Re: Standardised Encoding of Text from Richard Wordingham on 2015-08-09 (Unicode Mail List Archive)

From: Richard Wordingham <richard.wordingham_at_ntlworld.com>
Date: Sun, 9 Aug 2015 22:03:37 +0100

On Sun, 9 Aug 2015 21:14:38 +0200
Mark Davis ☕️ <mark_at_macchiato.com> wrote:

> Mark <https://google.com/+MarkDavis>
>
> *— Il meglio è l’inimico del bene —*
>
> On Sun, Aug 9, 2015 at 7:10 PM, Richard Wordingham <
> richard.wordingham_at_ntlworld.com> wrote:
>
> > On Sun, 9 Aug 2015 17:10:01 +0200
> > Mark Davis ☕️ <mark_at_macchiato.com> wrote:

> > > For example, perhaps the addition of real data to CLDR for a
> > > "basic-validity-check" on a language-by-language basis.

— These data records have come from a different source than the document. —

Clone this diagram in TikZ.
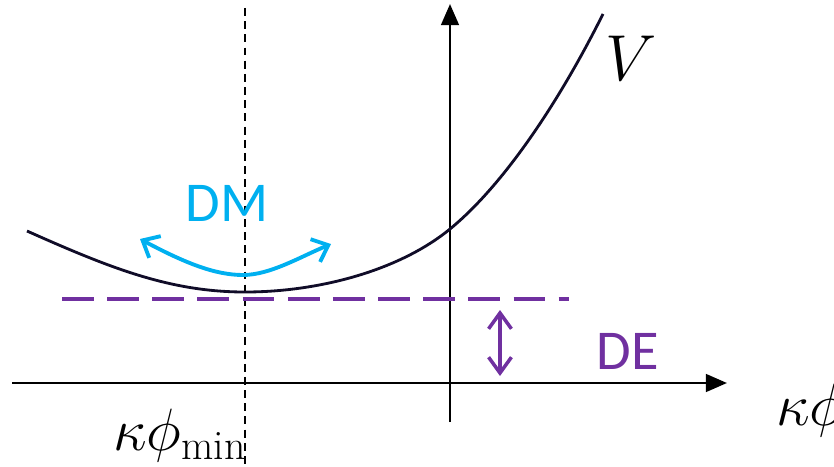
\RequirePackage{fix-cm}
\documentclass[tikz,border=0pt]{standalone}
\usepackage{fontspec}
\setsansfont{Carlito}
\usetikzlibrary{arrows.meta}
\definecolor{dmcyan}{RGB}{0,176,240}
\definecolor{depurple}{RGB}{112,48,160}
\definecolor{curvenavy}{RGB}{16,12,40}
\tikzset{
  axis/.style={line width=1.6pt, -{Triangle[length=12pt,width=10pt]}},
  potential/.style={line width=1.6pt, curvenavy},
  flow/.style={line width=2.2pt, dmcyan, {Straight Barb[length=8pt,width=14pt]}-{Straight Barb[length=8pt,width=14pt]}},
  gap/.style={line width=2pt, depurple, {Straight Barb[length=9pt,width=13pt]}-{Straight Barb[length=9pt,width=13pt]}},
  label/.style={font=\sffamily\fontsize{32}{36}\selectfont}
}
\begin{document}
\begin{tikzpicture}[x=0.02cm,y=-0.02cm]
\useasboundingbox (0,0) rectangle (834,466);
\clip (0,0) rectangle (834,466);

% axes
\coordinate (xstart) at (12,383);
\coordinate (xend) at (727,383);
\coordinate (ystart) at (450,422);
\coordinate (yend) at (450,4);
\draw[axis] (xstart) -- (xend);
\draw[axis] (ystart) -- (yend);

% minimum marker
\coordinate (mintop) at (245,8);
\coordinate (minbot) at (245,466);
\draw[line width=0.7pt, dash pattern=on 4.5pt off 3pt] (mintop) -- (minbot);

% potential
\coordinate (vstart) at (27,231);
\coordinate (vmin) at (245,292);
\coordinate (vcross) at (450,229);
\coordinate (vend) at (603,14);
\draw[potential] (vstart) .. controls (110,268) and (170,292) .. (vmin)
  .. controls (320,292) and (400,270) .. (vcross)
  .. controls (500,188) and (555,110) .. (vend);
\node[font=\fontsize{37}{42}\selectfont] (vlabel) at (631,58) {$V$};

% dark energy level
\coordinate (deleft) at (62,299);
\coordinate (deright) at (569,299);
\draw[line width=2.4pt, depurple, dash pattern=on 18.1pt off 7.6pt] (deleft) -- (deright);
\coordinate (gaptop) at (500,310);
\coordinate (gapbot) at (500,376);
\draw[gap] (gaptop) -- (gapbot);
\node[label, text=depurple] (delabel) at (628,351) {DE};

% dark matter oscillation
\coordinate (dmleft) at (140,239);
\coordinate (dmmid) at (243,275);
\coordinate (dmright) at (331,244);
\draw[flow] (dmleft) .. controls (185,263) and (215,275) .. (dmmid) .. controls (270,275) and (300,257) .. (dmright);
\node[label, text=dmcyan] (dmlabel) at (227,203) {DM};

% axis labels
\node[font=\fontsize{34}{40}\selectfont] (minlabel) at (180,436) {$\kappa\phi_{\min}$};
\node[font=\fontsize{34}{40}\selectfont, anchor=west] (xlabel) at (770,411) {$\kappa\phi$};
\end{tikzpicture}
\end{document}
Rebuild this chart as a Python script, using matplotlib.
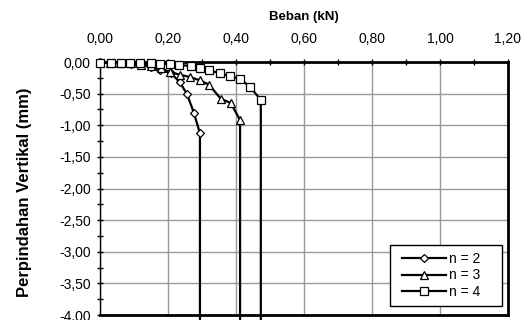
import matplotlib
matplotlib.use('Agg')
import matplotlib.pyplot as plt
from matplotlib.lines import Line2D
from matplotlib.legend_handler import HandlerLine2D
from matplotlib.ticker import MultipleLocator, FuncFormatter

plt.rcParams['font.family'] = ['Liberation Sans', 'DejaVu Sans']

# data (beban kN, perpindahan mm); last point = vertical drop
beban_n2 = [0.00, 0.03, 0.06, 0.09, 0.12, 0.15, 0.176, 0.209, 0.235, 0.256, 0.276, 0.294, 0.294]
turun_n2 = [0.00, -0.01, -0.02, -0.03, -0.05, -0.08, -0.12, -0.18, -0.32, -0.51, -0.80, -1.13, -4.20]

beban_n3 = [0.00, 0.03, 0.06, 0.09, 0.12, 0.15, 0.18, 0.206, 0.235, 0.266, 0.294, 0.321, 0.355, 0.385, 0.412, 0.412]
turun_n3 = [0.00, -0.01, -0.01, -0.02, -0.04, -0.06, -0.10, -0.16, -0.20, -0.24, -0.29, -0.36, -0.58, -0.65, -0.92, -4.20]

beban_n4 = [0.00, 0.031, 0.062, 0.088, 0.118, 0.150, 0.176, 0.206, 0.232, 0.267, 0.294, 0.321,
            0.353, 0.382, 0.412, 0.441, 0.473, 0.473]
turun_n4 = [-0.01, -0.01, -0.01, -0.01, -0.02, -0.02, -0.03, -0.03, -0.05, -0.06, -0.09, -0.13,
            -0.18, -0.22, -0.27, -0.39, -0.60, -4.20]

fig = plt.figure(figsize=(5.28, 3.2), dpi=100)
ax = fig.add_axes([0.1894, 0.0156, 0.7727, 0.7906])

ax.plot(beban_n2, turun_n2, color='black', lw=1.6, marker='D', ms=4.2, mfc='white', mec='black',
        mew=0.9, markevery=slice(0, -1), clip_on=False, label='n = 2', zorder=4)
ax.plot(beban_n3, turun_n3, color='black', lw=1.6, marker='^', ms=6.3, mfc='white', mec='black',
        mew=0.9, markevery=slice(0, -1), clip_on=False, label='n = 3', zorder=4)
ax.plot(beban_n4, turun_n4, color='black', lw=1.6, marker='s', ms=5.5, mfc='white', mec='black',
        mew=0.9, markevery=slice(0, -1), clip_on=False, label='n = 4', zorder=5)

ax.set_xlim(0, 1.2)
ax.set_ylim(-4.0, 0.0)

ax.xaxis.set_major_locator(MultipleLocator(0.2))
ax.xaxis.set_minor_locator(MultipleLocator(0.1))
ax.yaxis.set_major_locator(MultipleLocator(0.5))
ax.yaxis.set_minor_locator(MultipleLocator(0.25))
fmt = FuncFormatter(lambda v, p: ('%.2f' % v).replace('.', ','))
ax.xaxis.set_major_formatter(fmt)
ax.yaxis.set_major_formatter(fmt)

ax.xaxis.tick_top()
ax.xaxis.set_label_position('top')
ax.tick_params(axis='both', which='both', direction='inout', labelsize=10, width=1, colors='black')
ax.tick_params(axis='both', which='major', length=5)
ax.tick_params(axis='both', which='minor', length=4)
ax.tick_params(axis='x', pad=9)
ax.tick_params(axis='y', pad=4)

ax.grid(True, which='major', color='#999999', lw=1)
ax.set_axisbelow(True)

for s in ['top', 'right', 'bottom']:
    ax.spines[s].set_linewidth(2)
ax.spines['left'].set_linewidth(1)

ax.set_xlabel('Beban (kN)', fontsize=9.5, fontweight='bold')
ax.xaxis.label.set_va('center')
ax.xaxis.set_label_coords(0.5, 1.178)
ax.set_ylabel('Perpindahan Vertikal (mm)', fontsize=12, fontweight='bold')
ax.yaxis.label.set_va('center')
ax.yaxis.set_label_coords(-0.186, 0.484)

# legend box like the excel one: fixed width, handle shifted right a bit
leg = ax.legend(loc='lower left', bbox_to_anchor=(0.711, 0.036, 0.2745, 0.241), mode='expand',
                fontsize=10, frameon=True, fancybox=False, edgecolor='black', framealpha=1,
                handlelength=3.56, borderpad=0.5, labelspacing=0.18, handletextpad=0.15,
                borderaxespad=0, handler_map={Line2D: HandlerLine2D(xpad=0.39)})
leg.get_frame().set_linewidth(1)

fig.savefig('out.png', dpi=100)
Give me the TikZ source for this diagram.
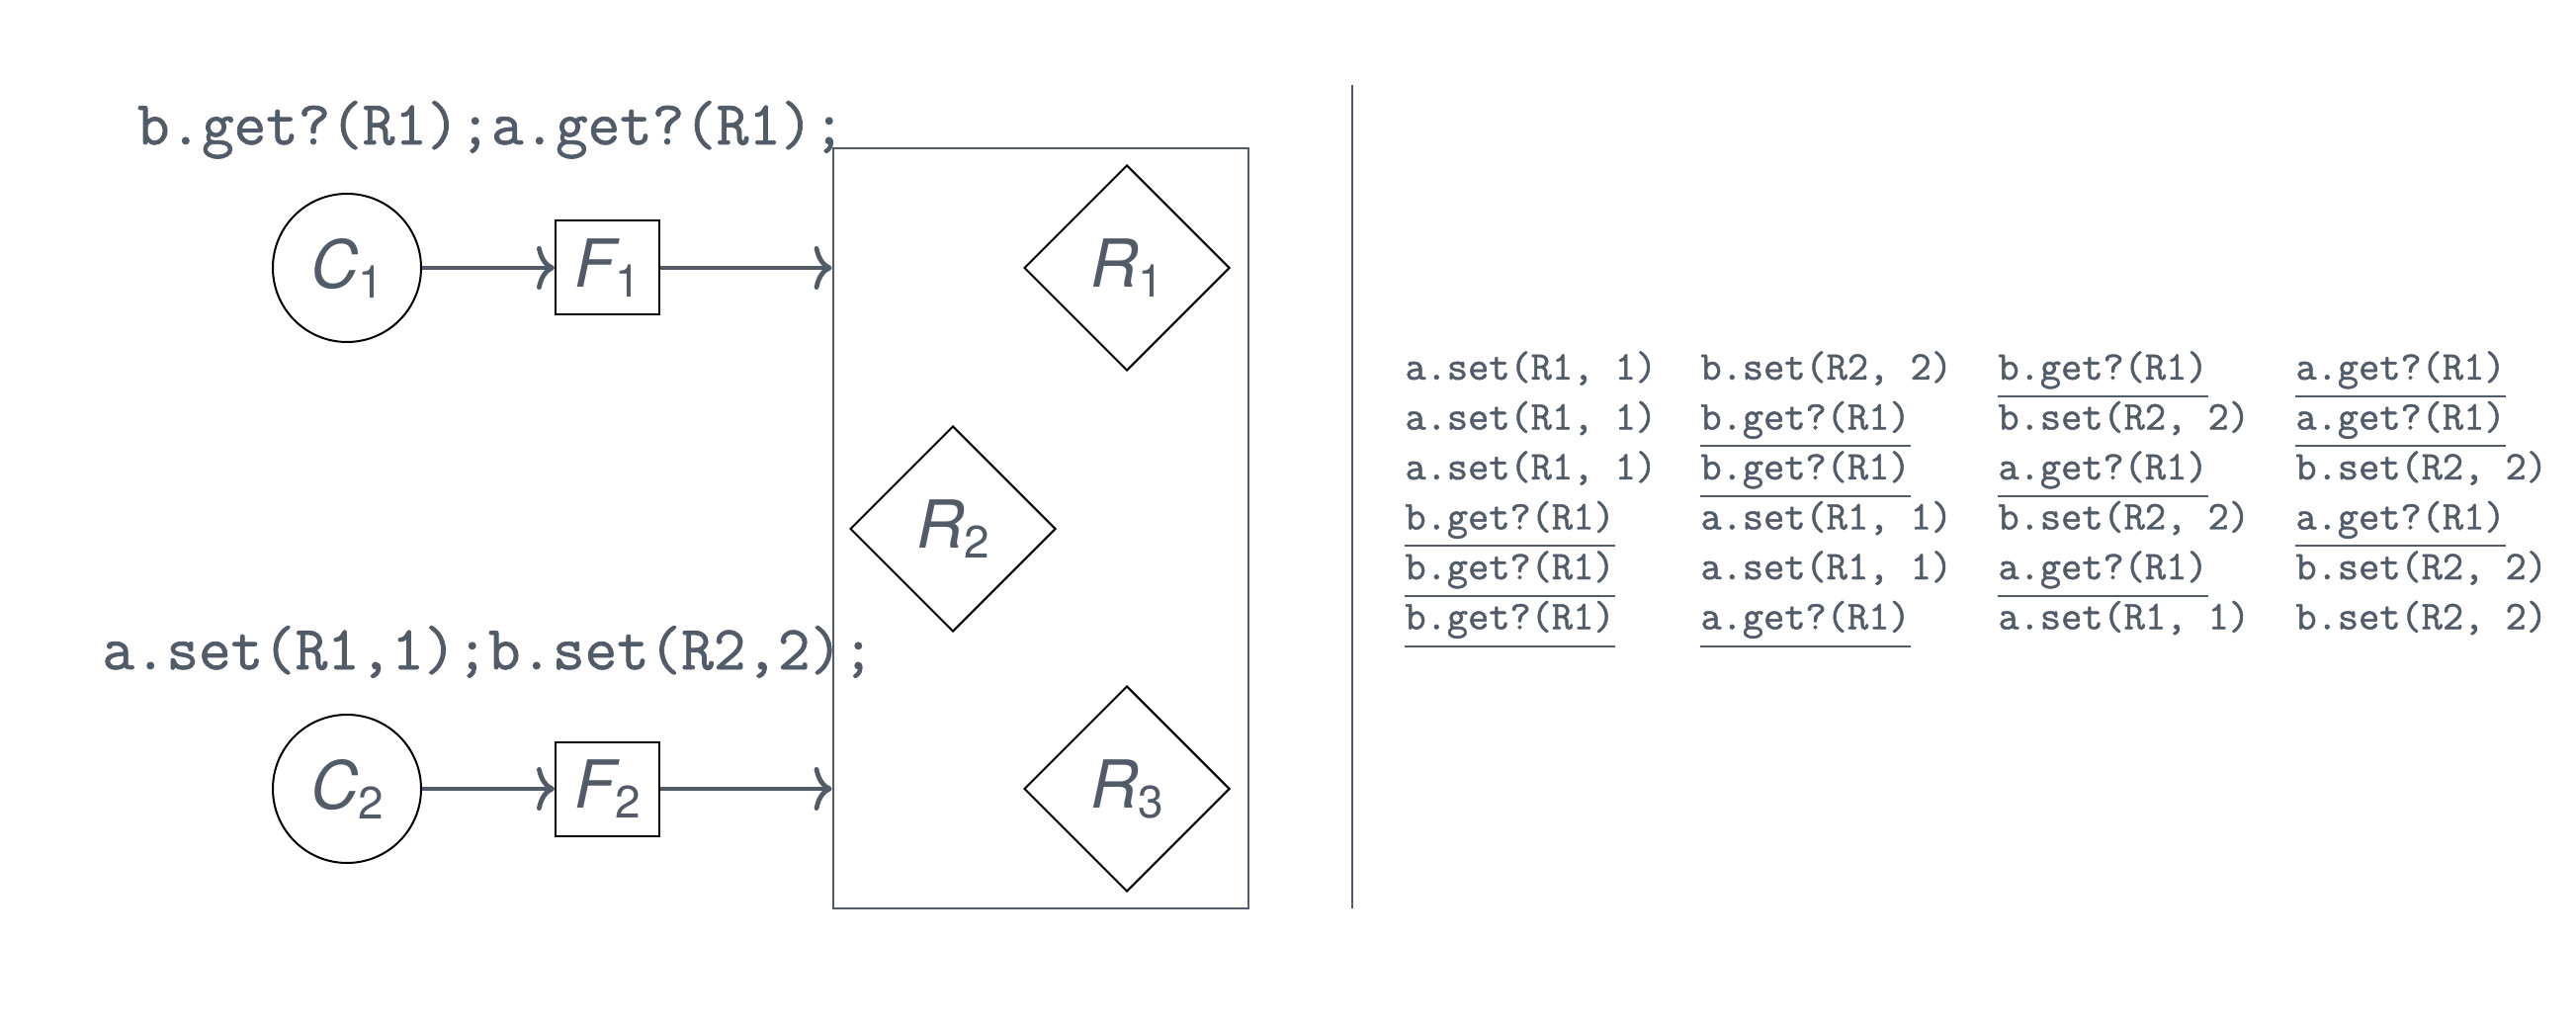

> > CLDR is currently not useful. Are you really going to get Mayan
> > time formats when the script is encoded? Without them, there will
> > be no CLDR data.

> That is a misunderstanding. CLDR provides both locale (language)
> specific data for formatting, collation, etc., but also data about
> languages. It is not limited to the first.

I'm basing my statement on the 'minimal data commitment' listed in
http://cldr.unicode.org/index/cldr-spec/minimaldata .

If there is a sustained failure to provide 4 main data/time formats, the
locale may be removed.

> > > It might be
> > > possible to use a BNF grammar for the components, for which we are
> > > already set up.

> > Are you sure?

> I said "might be possible". That normally indicates that a degree of
> uncertainty. That is, "no, I'm not sure".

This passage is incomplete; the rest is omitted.